La Turquie a fortement augmenté mercredi les tarifs douaniers de plusieurs produits américains, poursuivant son bras de fer avec les Etats-Unis qui a mis la livre turque au supplice.
Parmi les produits visés par cette forte hausse figurent les véhicules de tourisme, dont les tarifs douaniers s’élèvent désormais à 120%, certaines boissons alcoolisées (140%), le tabac (60%) ou encore le riz et certains produits cosmétiques.
Cette décision, annoncée dans un décret signé par le président Recep Tayyip Erdogan, survient alors que Washington et Ankara traversent une crise diplomatique ayant conduit ces deux alliés au sein de l’Otan à s’imposer des sanctions réciproques en août.
Le vice-président turc Fuat Oktay a précisé mercredi que la hausse des tarifs douaniers était un acte de « représailles » contre les « attaques délibérées de l’administration américaine sur (l’)économie » turque. Le président américain Donald Trump avait notamment annoncé la semaine dernière le doublement des tarifs douaniers sur l’acier et l’aluminium turcs.
Ces tensions ont provoqué l’effondrement de la livre turque vendredi, jour où cette devise a perdu 16% contre le dollar. Depuis le début de l’année, la valeur de la livre a fondu de plus de 40% face au billet vert et à l’euro. Depuis mardi, cependant, la livre semble s’être stabilisée sous l’effet de mesures de la banque centrale d’Ankara, de déclarations apaisantes du gouvernement et de l’appel de M. Erdogan à convertir les devises étrangères auquel de nombreux Turcs ont répondu.
Mercredi, la livre turque continuait ainsi de reprendre des couleurs face au dollar, repassant même sous le seuil symbolique de 6 contre un billet vert, sans toutefois effacer la chute de ces derniers jours.
Trump « frustré »
La hausse des tarifs douaniers pour les produits américains survient au lendemain d’un spectaculaire appel de M. Erdogan à boycotter les appareils électroniques manufacturés par les Etats-Unis, comme ceux de la marque Apple.

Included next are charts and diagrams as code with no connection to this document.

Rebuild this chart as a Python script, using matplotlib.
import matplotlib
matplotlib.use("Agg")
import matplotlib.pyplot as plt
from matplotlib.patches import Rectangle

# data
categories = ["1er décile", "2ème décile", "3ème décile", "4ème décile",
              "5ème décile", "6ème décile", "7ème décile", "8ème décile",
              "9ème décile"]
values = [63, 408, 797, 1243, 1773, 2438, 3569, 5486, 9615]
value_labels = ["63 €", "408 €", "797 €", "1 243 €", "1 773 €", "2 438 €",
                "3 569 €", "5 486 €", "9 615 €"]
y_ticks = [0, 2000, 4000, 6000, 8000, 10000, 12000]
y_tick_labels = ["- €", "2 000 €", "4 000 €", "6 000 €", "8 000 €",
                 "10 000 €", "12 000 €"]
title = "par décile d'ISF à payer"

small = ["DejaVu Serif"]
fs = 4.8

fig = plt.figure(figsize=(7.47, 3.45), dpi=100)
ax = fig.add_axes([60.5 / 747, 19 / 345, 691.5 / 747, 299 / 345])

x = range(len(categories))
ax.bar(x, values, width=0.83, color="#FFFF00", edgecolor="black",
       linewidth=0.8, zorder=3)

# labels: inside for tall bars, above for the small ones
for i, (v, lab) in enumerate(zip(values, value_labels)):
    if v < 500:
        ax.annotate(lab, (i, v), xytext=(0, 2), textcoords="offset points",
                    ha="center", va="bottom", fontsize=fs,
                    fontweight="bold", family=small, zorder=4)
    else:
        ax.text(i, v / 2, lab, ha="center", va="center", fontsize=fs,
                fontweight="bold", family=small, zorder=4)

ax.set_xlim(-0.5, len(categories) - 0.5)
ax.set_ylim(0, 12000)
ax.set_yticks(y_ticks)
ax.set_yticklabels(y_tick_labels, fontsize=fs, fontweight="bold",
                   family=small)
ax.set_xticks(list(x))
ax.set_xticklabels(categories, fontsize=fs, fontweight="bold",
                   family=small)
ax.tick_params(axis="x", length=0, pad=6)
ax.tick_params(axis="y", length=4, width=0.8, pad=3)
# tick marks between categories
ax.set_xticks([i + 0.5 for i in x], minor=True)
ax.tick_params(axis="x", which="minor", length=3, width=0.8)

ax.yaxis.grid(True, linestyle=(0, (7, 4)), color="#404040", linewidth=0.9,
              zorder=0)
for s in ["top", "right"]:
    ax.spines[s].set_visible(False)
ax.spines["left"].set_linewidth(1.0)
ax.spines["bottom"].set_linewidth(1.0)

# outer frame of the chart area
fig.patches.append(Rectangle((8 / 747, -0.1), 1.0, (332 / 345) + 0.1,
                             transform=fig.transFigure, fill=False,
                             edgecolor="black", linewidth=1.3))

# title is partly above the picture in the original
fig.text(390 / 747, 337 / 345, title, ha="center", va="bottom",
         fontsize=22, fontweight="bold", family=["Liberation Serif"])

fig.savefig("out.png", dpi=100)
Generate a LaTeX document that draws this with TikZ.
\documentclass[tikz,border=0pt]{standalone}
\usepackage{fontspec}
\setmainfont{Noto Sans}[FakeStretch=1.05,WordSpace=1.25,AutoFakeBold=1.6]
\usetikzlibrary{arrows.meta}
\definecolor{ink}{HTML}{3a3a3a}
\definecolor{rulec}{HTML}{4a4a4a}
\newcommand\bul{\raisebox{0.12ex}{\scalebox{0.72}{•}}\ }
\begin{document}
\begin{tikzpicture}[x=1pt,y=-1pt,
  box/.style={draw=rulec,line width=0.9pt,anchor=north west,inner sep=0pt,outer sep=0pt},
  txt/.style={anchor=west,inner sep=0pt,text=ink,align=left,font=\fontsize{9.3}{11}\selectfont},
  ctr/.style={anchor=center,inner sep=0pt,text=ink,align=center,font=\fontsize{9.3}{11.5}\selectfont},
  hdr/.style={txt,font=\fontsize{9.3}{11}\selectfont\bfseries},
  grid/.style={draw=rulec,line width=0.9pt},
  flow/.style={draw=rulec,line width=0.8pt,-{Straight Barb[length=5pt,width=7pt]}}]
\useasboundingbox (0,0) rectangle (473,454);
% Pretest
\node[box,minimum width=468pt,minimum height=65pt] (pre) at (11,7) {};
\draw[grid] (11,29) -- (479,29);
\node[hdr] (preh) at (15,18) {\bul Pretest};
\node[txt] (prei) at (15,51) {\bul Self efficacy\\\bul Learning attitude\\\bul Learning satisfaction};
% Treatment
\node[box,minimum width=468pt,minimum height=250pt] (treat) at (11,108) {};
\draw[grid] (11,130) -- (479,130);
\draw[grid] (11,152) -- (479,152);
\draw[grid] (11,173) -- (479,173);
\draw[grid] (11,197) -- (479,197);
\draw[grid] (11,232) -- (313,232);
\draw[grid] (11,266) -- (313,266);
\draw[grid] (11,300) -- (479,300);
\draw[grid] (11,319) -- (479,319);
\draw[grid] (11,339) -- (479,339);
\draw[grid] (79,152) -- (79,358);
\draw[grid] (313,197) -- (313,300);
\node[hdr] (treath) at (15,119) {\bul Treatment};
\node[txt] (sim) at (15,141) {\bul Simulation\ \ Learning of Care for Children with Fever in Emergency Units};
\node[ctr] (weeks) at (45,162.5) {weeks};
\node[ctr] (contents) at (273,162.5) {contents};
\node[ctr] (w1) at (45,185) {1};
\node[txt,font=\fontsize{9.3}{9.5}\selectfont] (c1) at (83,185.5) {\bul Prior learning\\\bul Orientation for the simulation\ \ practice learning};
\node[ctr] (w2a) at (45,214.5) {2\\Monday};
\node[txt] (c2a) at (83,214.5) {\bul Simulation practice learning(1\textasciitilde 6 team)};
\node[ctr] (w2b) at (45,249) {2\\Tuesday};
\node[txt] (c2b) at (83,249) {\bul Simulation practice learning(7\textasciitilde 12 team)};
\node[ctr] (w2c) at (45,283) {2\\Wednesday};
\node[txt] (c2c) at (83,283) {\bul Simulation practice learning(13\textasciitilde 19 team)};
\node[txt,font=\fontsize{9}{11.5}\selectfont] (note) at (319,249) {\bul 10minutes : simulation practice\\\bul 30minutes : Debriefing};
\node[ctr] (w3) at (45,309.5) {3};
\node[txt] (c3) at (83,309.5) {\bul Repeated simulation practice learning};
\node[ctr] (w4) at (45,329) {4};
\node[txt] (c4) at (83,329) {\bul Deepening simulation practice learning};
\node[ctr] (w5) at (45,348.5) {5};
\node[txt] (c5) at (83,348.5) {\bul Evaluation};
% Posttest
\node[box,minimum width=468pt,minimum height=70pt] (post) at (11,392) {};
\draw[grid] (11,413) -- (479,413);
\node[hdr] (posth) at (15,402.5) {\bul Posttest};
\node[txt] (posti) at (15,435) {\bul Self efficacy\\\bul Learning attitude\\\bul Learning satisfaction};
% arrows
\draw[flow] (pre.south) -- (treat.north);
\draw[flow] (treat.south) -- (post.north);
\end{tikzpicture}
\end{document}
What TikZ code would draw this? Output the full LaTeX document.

Les turbulences entre la Turquie et les Etats-Unis se sont renforcées au cours des derniers mois avant de virer à l’orage en juillet à cause de la détention en Turquie du pasteur américain Andrew Brunson. Ce dernier est accusé par Ankara d’espionnage et d’activités « terroristes », ce qu’il nie en bloc. Après plus d’un an et demi d’incarcération, il a été placé en juillet en résidence surveillée.
La Maison Blanche a fait savoir mardi que M. Trump ressentait « beaucoup de frustration du fait que le pasteur ne soit pas libéré ». Mais en parallèle des déclarations virulentes de M. Erdogan contre les Etats-Unis, la Turquie semble soucieuse de ménager ses autres partenaires et alliés.
Le président turc, qui la semaine dernière s’est entretenu d’économie avec son homologue russe Vladimir Poutine, doit recevoir mercredi à Ankara l’émir du richissime Qatar, cheikh Tamim ben Hamad al-Thani. Par ailleurs, mardi soir, un tribunal turc a libéré de façon inattendue deux soldats grecs qui avaient été arrêtés en mars à la frontière et dont la détention a fortement tendu les rapports entre Ankara et Athènes.
Si les tensions avec Washington ont fait souffrir la livre, les marchés s’inquiètent aussi de plus en plus de la mainmise de M. Erdogan sur l’économie, notamment depuis sa réélection en juin.
Les économistes s’inquiètent du refus de la banque centrale de redresser ses taux malgré une forte inflation (près de 16% en juillet) et la chute de la monnaie turque. M. Erdogan s’oppose fermement à une telle mesure. Le ministre des Finances Berat Albayrak, par ailleurs gendre de M. Erdogan, doit s’entretenir avec plusieurs centaines d’investisseurs étrangers jeudi par téléconférence.
Les places boursières européennes et asiatiques, qui ont tremblé ces derniers jours à cause de la livre turque, semblaient dominées par un optimisme prudent mercredi.